What is required => Quote every line of the data below as it stands, omitting pictures.

■ ■ ■

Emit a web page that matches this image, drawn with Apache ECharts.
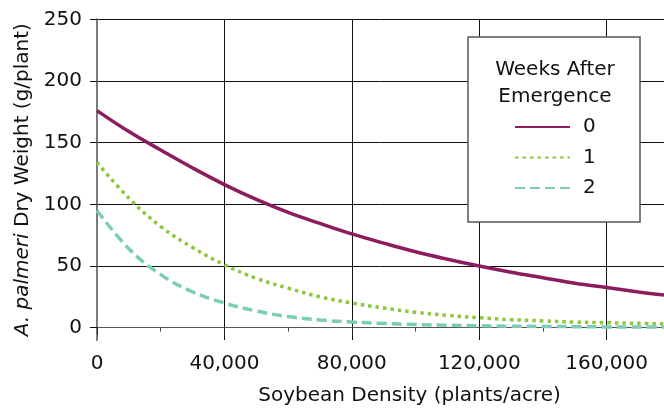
<!DOCTYPE html>
<html>
<head>
<meta charset="utf-8">
<script src="https://cdn.jsdelivr.net/npm/echarts@6/dist/echarts.min.js"></script>
<style>html,body{margin:0;padding:0;background:#fff}#c{width:664px;height:409px}</style>
</head>
<body>
<div id="c"></div>
<script>
var density = [0, 10000, 20000, 30000, 40000, 50000, 60000, 70000, 80000, 90000, 100000, 110000, 120000, 130000, 140000, 150000, 160000, 170000, 178000];
var week0 = [176, 159, 144, 129.5, 116, 104, 93.5, 84.5, 76, 68.5, 61.5, 55.5, 50, 45, 40.5, 36, 32.5, 29, 26.5];
var week1 = [134, 105, 82, 65, 51, 40, 32, 25, 20, 16, 12.5, 10, 8, 6.5, 5.5, 4.5, 4, 3.5, 3];
var week2 = [95, 64, 43, 29, 20, 13.5, 9, 6.2, 4.5, 3.4, 2.5, 2, 1.5, 1.2, 1, 0.8, 0.6, 0.5, 0.5];
var seriesNames = ['0', '1', '2'];
var yTicks = [0, 50, 100, 150, 200, 250];
var legendTitle = ['Weeks After', 'Emergence'];

function pairs(v) { return density.map(function (x, i) { return [x, v[i]]; }); }

var FONT = 'DejaVu Sans';
var chart = echarts.init(document.getElementById('c'));
chart.setOption({
  animation: false,
  textStyle: { fontFamily: FONT, color: '#111' },
  grid: { left: 97, right: 0, top: 19.3, bottom: 69, containLabel: false, outerBoundsMode: 'none' },
  xAxis: {
    type: 'value', min: 0, max: 178000, interval: 40000,
    name: 'Soybean Density (plants/acre)', nameLocation: 'middle', nameGap: 46,
    nameTextStyle: { fontSize: 20, color: '#111', fontFamily: FONT, padding: [0, 0, 0, 58] },
    axisLine: { show: true, lineStyle: { color: '#555', width: 1 } },
    axisTick: { show: true, length: 7, lineStyle: { color: '#222', width: 1 } },
    minorTick: { show: true, splitNumber: 2, length: 4, lineStyle: { color: '#444', width: 1 } },
    axisLabel: { fontSize: 20, color: '#111', margin: 14, showMaxLabel: false,
      formatter: function (v) { return v.toLocaleString('en-US'); } },
    splitLine: { show: true, lineStyle: { color: '#111', width: 1 } }
  },
  yAxis: {
    type: 'value', min: -10, max: 250,
    name: '{i|A. palmeri} Dry Weight (g/plant)', nameLocation: 'middle', nameGap: 63,
    nameTextStyle: { fontSize: 20, color: '#111', fontFamily: FONT,
      rich: { i: { fontStyle: 'italic', fontSize: 20, fontFamily: FONT, color: '#111' } } },
    axisLine: { show: true, lineStyle: { color: '#7a7a7a', width: 2 } },
    axisTick: { show: true, length: 7, customValues: yTicks, lineStyle: { color: '#111', width: 1 } },
    axisLabel: { fontSize: 20, color: '#111', margin: 15, customValues: yTicks },
    splitLine: { show: true, lineStyle: { color: '#111', width: 1 } }
  },
  legend: {
    orient: 'vertical', left: 514, top: 117, padding: 0, itemGap: 10.5,
    itemWidth: 55, itemHeight: 14, z: 20,
    itemStyle: { opacity: 0 },
    textStyle: { fontSize: 20, color: '#111', fontFamily: FONT, lineHeight: 20, padding: [0, 0, 0, 8] },
    data: seriesNames
  },
  graphic: [
    { type: 'rect', z: 10, shape: { x: 468, y: 37, width: 172, height: 185 },
      style: { fill: '#fff', stroke: '#555', lineWidth: 1.5 } },
    { type: 'text', z: 11, x: 555, y: 70, style: { text: legendTitle[0], font: '20px "DejaVu Sans"', fill: '#111', align: 'center', verticalAlign: 'middle' } },
    { type: 'text', z: 11, x: 555, y: 97, style: { text: legendTitle[1], font: '20px "DejaVu Sans"', fill: '#111', align: 'center', verticalAlign: 'middle' } }
  ],
  series: [
    { name: seriesNames[0], type: 'line', data: pairs(week0), smooth: 0.4, symbol: 'none',
      lineStyle: { color: '#8B1D5E', width: 3.5 }, itemStyle: { color: '#8B1D5E' } },
    { name: seriesNames[1], type: 'line', data: pairs(week1), smooth: 0.4, symbol: 'none',
      lineStyle: { color: '#8DC63F', width: 3.5, type: [3.5, 4] }, itemStyle: { color: '#8DC63F' } },
    { name: seriesNames[2], type: 'line', data: pairs(week2), smooth: 0.4, symbol: 'none',
      lineStyle: { color: '#7BCDB6', width: 3.5, type: [10, 5] }, itemStyle: { color: '#7BCDB6' } }
  ]
});
</script>
</body>
</html>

■ ■ ■

Complete response =>
Emit a web page that matches this image, drawn with Apache ECharts.
<!DOCTYPE html>
<html>
<head>
<meta charset="utf-8">
<script src="https://cdn.jsdelivr.net/npm/echarts@6/dist/echarts.min.js"></script>
<style>html,body{margin:0;padding:0;background:#fff}#c{width:664px;height:409px}</style>
</head>
<body>
<div id="c"></div>
<script>
var density = [0, 10000, 20000, 30000, 40000, 50000, 60000, 70000, 80000, 90000, 100000, 110000, 120000, 130000, 140000, 150000, 160000, 170000, 178000];
var week0 = [176, 159, 144, 129.5, 116, 104, 93.5, 84.5, 76, 68.5, 61.5, 55.5, 50, 45, 40.5, 36, 32.5, 29, 26.5];
var week1 = [134, 105, 82, 65, 51, 40, 32, 25, 20, 16, 12.5, 10, 8, 6.5, 5.5, 4.5, 4, 3.5, 3];
var week2 = [95, 64, 43, 29, 20, 13.5, 9, 6.2, 4.5, 3.4, 2.5, 2, 1.5, 1.2, 1, 0.8, 0.6, 0.5, 0.5];
var seriesNames = ['0', '1', '2'];
var yTicks = [0, 50, 100, 150, 200, 250];
var legendTitle = ['Weeks After', 'Emergence'];

function pairs(v) { return density.map(function (x, i) { return [x, v[i]]; }); }

var FONT = 'DejaVu Sans';
var chart = echarts.init(document.getElementById('c'));
chart.setOption({
  animation: false,
  textStyle: { fontFamily: FONT, color: '#111' },
  grid: { left: 97, right: 0, top: 19.3, bottom: 69, containLabel: false, outerBoundsMode: 'none' },
  xAxis: {
    type: 'value', min: 0, max: 178000, interval: 40000,
    name: 'Soybean Density (plants/acre)', nameLocation: 'middle', nameGap: 46,
    nameTextStyle: { fontSize: 20, color: '#111', fontFamily: FONT, padding: [0, 0, 0, 58] },
    axisLine: { show: true, lineStyle: { color: '#555', width: 1 } },
    axisTick: { show: true, length: 7, lineStyle: { color: '#222', width: 1 } },
    minorTick: { show: true, splitNumber: 2, length: 4, lineStyle: { color: '#444', width: 1 } },
    axisLabel: { fontSize: 20, color: '#111', margin: 14, showMaxLabel: false,
      formatter: function (v) { return v.toLocaleString('en-US'); } },
    splitLine: { show: true, lineStyle: { color: '#111', width: 1 } }
  },
  yAxis: {
    type: 'value', min: -10, max: 250,
    name: '{i|A. palmeri} Dry Weight (g/plant)', nameLocation: 'middle', nameGap: 63,
    nameTextStyle: { fontSize: 20, color: '#111', fontFamily: FONT,
      rich: { i: { fontStyle: 'italic', fontSize: 20, fontFamily: FONT, color: '#111' } } },
    axisLine: { show: true, lineStyle: { color: '#7a7a7a', width: 2 } },
    axisTick: { show: true, length: 7, customValues: yTicks, lineStyle: { color: '#111', width: 1 } },
    axisLabel: { fontSize: 20, color: '#111', margin: 15, customValues: yTicks },
    splitLine: { show: true, lineStyle: { color: '#111', width: 1 } }
  },
  legend: {
    orient: 'vertical', left: 514, top: 117, padding: 0, itemGap: 10.5,
    itemWidth: 55, itemHeight: 14, z: 20,
    itemStyle: { opacity: 0 },
    textStyle: { fontSize: 20, color: '#111', fontFamily: FONT, lineHeight: 20, padding: [0, 0, 0, 8] },
    data: seriesNames
  },
  graphic: [
    { type: 'rect', z: 10, shape: { x: 468, y: 37, width: 172, height: 185 },
      style: { fill: '#fff', stroke: '#555', lineWidth: 1.5 } },
    { type: 'text', z: 11, x: 555, y: 70, style: { text: legendTitle[0], font: '20px "DejaVu Sans"', fill: '#111', align: 'center', verticalAlign: 'middle' } },
    { type: 'text', z: 11, x: 555, y: 97, style: { text: legendTitle[1], font: '20px "DejaVu Sans"', fill: '#111', align: 'center', verticalAlign: 'middle' } }
  ],
  series: [
    { name: seriesNames[0], type: 'line', data: pairs(week0), smooth: 0.4, symbol: 'none',
      lineStyle: { color: '#8B1D5E', width: 3.5 }, itemStyle: { color: '#8B1D5E' } },
    { name: seriesNames[1], type: 'line', data: pairs(week1), smooth: 0.4, symbol: 'none',
      lineStyle: { color: '#8DC63F', width: 3.5, type: [3.5, 4] }, itemStyle: { color: '#8DC63F' } },
    { name: seriesNames[2], type: 'line', data: pairs(week2), smooth: 0.4, symbol: 'none',
      lineStyle: { color: '#7BCDB6', width: 3.5, type: [10, 5] }, itemStyle: { color: '#7BCDB6' } }
  ]
});
</script>
</body>
</html>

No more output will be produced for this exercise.